* Begin DATA *

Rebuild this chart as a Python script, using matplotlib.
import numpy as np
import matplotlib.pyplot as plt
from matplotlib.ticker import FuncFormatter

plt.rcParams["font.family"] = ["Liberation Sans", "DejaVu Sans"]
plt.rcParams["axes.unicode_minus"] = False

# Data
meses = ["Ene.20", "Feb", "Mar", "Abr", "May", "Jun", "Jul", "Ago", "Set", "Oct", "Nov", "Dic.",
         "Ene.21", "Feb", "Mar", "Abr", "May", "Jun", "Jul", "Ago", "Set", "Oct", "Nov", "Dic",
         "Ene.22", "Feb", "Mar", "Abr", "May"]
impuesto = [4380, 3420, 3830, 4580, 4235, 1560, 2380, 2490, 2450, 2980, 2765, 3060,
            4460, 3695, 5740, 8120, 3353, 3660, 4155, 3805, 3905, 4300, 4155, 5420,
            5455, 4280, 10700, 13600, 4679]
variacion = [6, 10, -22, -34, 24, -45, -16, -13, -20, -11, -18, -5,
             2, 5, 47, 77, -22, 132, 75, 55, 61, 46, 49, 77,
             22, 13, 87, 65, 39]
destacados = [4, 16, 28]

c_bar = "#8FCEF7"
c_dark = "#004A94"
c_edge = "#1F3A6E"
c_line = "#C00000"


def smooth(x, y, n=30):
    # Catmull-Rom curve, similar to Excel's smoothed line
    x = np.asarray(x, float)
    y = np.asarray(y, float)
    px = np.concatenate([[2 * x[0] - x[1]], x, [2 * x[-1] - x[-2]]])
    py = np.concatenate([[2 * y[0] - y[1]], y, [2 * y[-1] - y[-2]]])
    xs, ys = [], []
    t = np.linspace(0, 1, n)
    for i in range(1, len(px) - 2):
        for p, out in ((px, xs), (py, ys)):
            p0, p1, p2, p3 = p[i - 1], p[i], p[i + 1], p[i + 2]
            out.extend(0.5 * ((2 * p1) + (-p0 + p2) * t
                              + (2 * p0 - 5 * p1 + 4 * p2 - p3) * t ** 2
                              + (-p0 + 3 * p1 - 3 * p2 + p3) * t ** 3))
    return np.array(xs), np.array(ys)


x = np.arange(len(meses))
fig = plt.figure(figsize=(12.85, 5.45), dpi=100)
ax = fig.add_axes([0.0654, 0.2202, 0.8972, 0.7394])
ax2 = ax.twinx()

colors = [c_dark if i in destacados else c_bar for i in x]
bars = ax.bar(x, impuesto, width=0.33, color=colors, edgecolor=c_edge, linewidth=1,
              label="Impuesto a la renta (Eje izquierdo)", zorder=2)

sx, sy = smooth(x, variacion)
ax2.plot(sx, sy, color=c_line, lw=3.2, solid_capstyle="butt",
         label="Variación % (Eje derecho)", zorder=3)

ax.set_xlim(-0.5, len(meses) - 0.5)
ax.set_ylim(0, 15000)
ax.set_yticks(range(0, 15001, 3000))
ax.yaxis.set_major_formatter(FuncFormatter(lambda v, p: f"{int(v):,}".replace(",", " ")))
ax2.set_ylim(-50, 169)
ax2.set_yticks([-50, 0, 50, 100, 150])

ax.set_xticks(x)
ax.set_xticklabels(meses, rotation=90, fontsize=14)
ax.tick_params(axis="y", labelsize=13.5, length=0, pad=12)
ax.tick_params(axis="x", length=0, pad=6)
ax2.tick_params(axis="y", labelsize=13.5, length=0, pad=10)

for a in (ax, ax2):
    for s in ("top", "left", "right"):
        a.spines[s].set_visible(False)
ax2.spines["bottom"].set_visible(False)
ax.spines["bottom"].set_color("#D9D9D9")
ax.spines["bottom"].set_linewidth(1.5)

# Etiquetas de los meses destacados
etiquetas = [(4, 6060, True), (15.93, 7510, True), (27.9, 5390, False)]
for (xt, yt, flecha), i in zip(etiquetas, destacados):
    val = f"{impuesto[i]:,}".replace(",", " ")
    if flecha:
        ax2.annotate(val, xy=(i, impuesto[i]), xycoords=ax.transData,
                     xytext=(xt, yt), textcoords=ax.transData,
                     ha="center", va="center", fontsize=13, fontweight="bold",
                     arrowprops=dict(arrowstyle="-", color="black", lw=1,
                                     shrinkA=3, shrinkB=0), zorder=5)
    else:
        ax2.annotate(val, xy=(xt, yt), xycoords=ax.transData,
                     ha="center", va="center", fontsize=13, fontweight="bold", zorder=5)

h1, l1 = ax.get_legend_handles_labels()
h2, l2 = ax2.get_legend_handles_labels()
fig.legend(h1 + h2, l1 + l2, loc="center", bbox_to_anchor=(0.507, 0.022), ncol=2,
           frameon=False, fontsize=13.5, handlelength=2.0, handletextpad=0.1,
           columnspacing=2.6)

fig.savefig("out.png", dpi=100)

* End DATA *

_SHORT PROBLEM:_ Extract each line from the listing above, please, and repeat it exactly.

_WRITTEN ANSWER:_
Rebuild this chart as a Python script, using matplotlib.
import numpy as np
import matplotlib.pyplot as plt
from matplotlib.ticker import FuncFormatter

plt.rcParams["font.family"] = ["Liberation Sans", "DejaVu Sans"]
plt.rcParams["axes.unicode_minus"] = False

# Data
meses = ["Ene.20", "Feb", "Mar", "Abr", "May", "Jun", "Jul", "Ago", "Set", "Oct", "Nov", "Dic.",
         "Ene.21", "Feb", "Mar", "Abr", "May", "Jun", "Jul", "Ago", "Set", "Oct", "Nov", "Dic",
         "Ene.22", "Feb", "Mar", "Abr", "May"]
impuesto = [4380, 3420, 3830, 4580, 4235, 1560, 2380, 2490, 2450, 2980, 2765, 3060,
            4460, 3695, 5740, 8120, 3353, 3660, 4155, 3805, 3905, 4300, 4155, 5420,
            5455, 4280, 10700, 13600, 4679]
variacion = [6, 10, -22, -34, 24, -45, -16, -13, -20, -11, -18, -5,
             2, 5, 47, 77, -22, 132, 75, 55, 61, 46, 49, 77,
             22, 13, 87, 65, 39]
destacados = [4, 16, 28]

c_bar = "#8FCEF7"
c_dark = "#004A94"
c_edge = "#1F3A6E"
c_line = "#C00000"


def smooth(x, y, n=30):
    # Catmull-Rom curve, similar to Excel's smoothed line
    x = np.asarray(x, float)
    y = np.asarray(y, float)
    px = np.concatenate([[2 * x[0] - x[1]], x, [2 * x[-1] - x[-2]]])
    py = np.concatenate([[2 * y[0] - y[1]], y, [2 * y[-1] - y[-2]]])
    xs, ys = [], []
    t = np.linspace(0, 1, n)
    for i in range(1, len(px) - 2):
        for p, out in ((px, xs), (py, ys)):
            p0, p1, p2, p3 = p[i - 1], p[i], p[i + 1], p[i + 2]
            out.extend(0.5 * ((2 * p1) + (-p0 + p2) * t
                              + (2 * p0 - 5 * p1 + 4 * p2 - p3) * t ** 2
                              + (-p0 + 3 * p1 - 3 * p2 + p3) * t ** 3))
    return np.array(xs), np.array(ys)


x = np.arange(len(meses))
fig = plt.figure(figsize=(12.85, 5.45), dpi=100)
ax = fig.add_axes([0.0654, 0.2202, 0.8972, 0.7394])
ax2 = ax.twinx()

colors = [c_dark if i in destacados else c_bar for i in x]
bars = ax.bar(x, impuesto, width=0.33, color=colors, edgecolor=c_edge, linewidth=1,
              label="Impuesto a la renta (Eje izquierdo)", zorder=2)

sx, sy = smooth(x, variacion)
ax2.plot(sx, sy, color=c_line, lw=3.2, solid_capstyle="butt",
         label="Variación % (Eje derecho)", zorder=3)

ax.set_xlim(-0.5, len(meses) - 0.5)
ax.set_ylim(0, 15000)
ax.set_yticks(range(0, 15001, 3000))
ax.yaxis.set_major_formatter(FuncFormatter(lambda v, p: f"{int(v):,}".replace(",", " ")))
ax2.set_ylim(-50, 169)
ax2.set_yticks([-50, 0, 50, 100, 150])

ax.set_xticks(x)
ax.set_xticklabels(meses, rotation=90, fontsize=14)
ax.tick_params(axis="y", labelsize=13.5, length=0, pad=12)
ax.tick_params(axis="x", length=0, pad=6)
ax2.tick_params(axis="y", labelsize=13.5, length=0, pad=10)

for a in (ax, ax2):
    for s in ("top", "left", "right"):
        a.spines[s].set_visible(False)
ax2.spines["bottom"].set_visible(False)
ax.spines["bottom"].set_color("#D9D9D9")
ax.spines["bottom"].set_linewidth(1.5)

# Etiquetas de los meses destacados
etiquetas = [(4, 6060, True), (15.93, 7510, True), (27.9, 5390, False)]
for (xt, yt, flecha), i in zip(etiquetas, destacados):
    val = f"{impuesto[i]:,}".replace(",", " ")
    if flecha:
        ax2.annotate(val, xy=(i, impuesto[i]), xycoords=ax.transData,
                     xytext=(xt, yt), textcoords=ax.transData,
                     ha="center", va="center", fontsize=13, fontweight="bold",
                     arrowprops=dict(arrowstyle="-", color="black", lw=1,
                                     shrinkA=3, shrinkB=0), zorder=5)
    else:
        ax2.annotate(val, xy=(xt, yt), xycoords=ax.transData,
                     ha="center", va="center", fontsize=13, fontweight="bold", zorder=5)

h1, l1 = ax.get_legend_handles_labels()
h2, l2 = ax2.get_legend_handles_labels()
fig.legend(h1 + h2, l1 + l2, loc="center", bbox_to_anchor=(0.507, 0.022), ncol=2,
           frameon=False, fontsize=13.5, handlelength=2.0, handletextpad=0.1,
           columnspacing=2.6)

fig.savefig("out.png", dpi=100)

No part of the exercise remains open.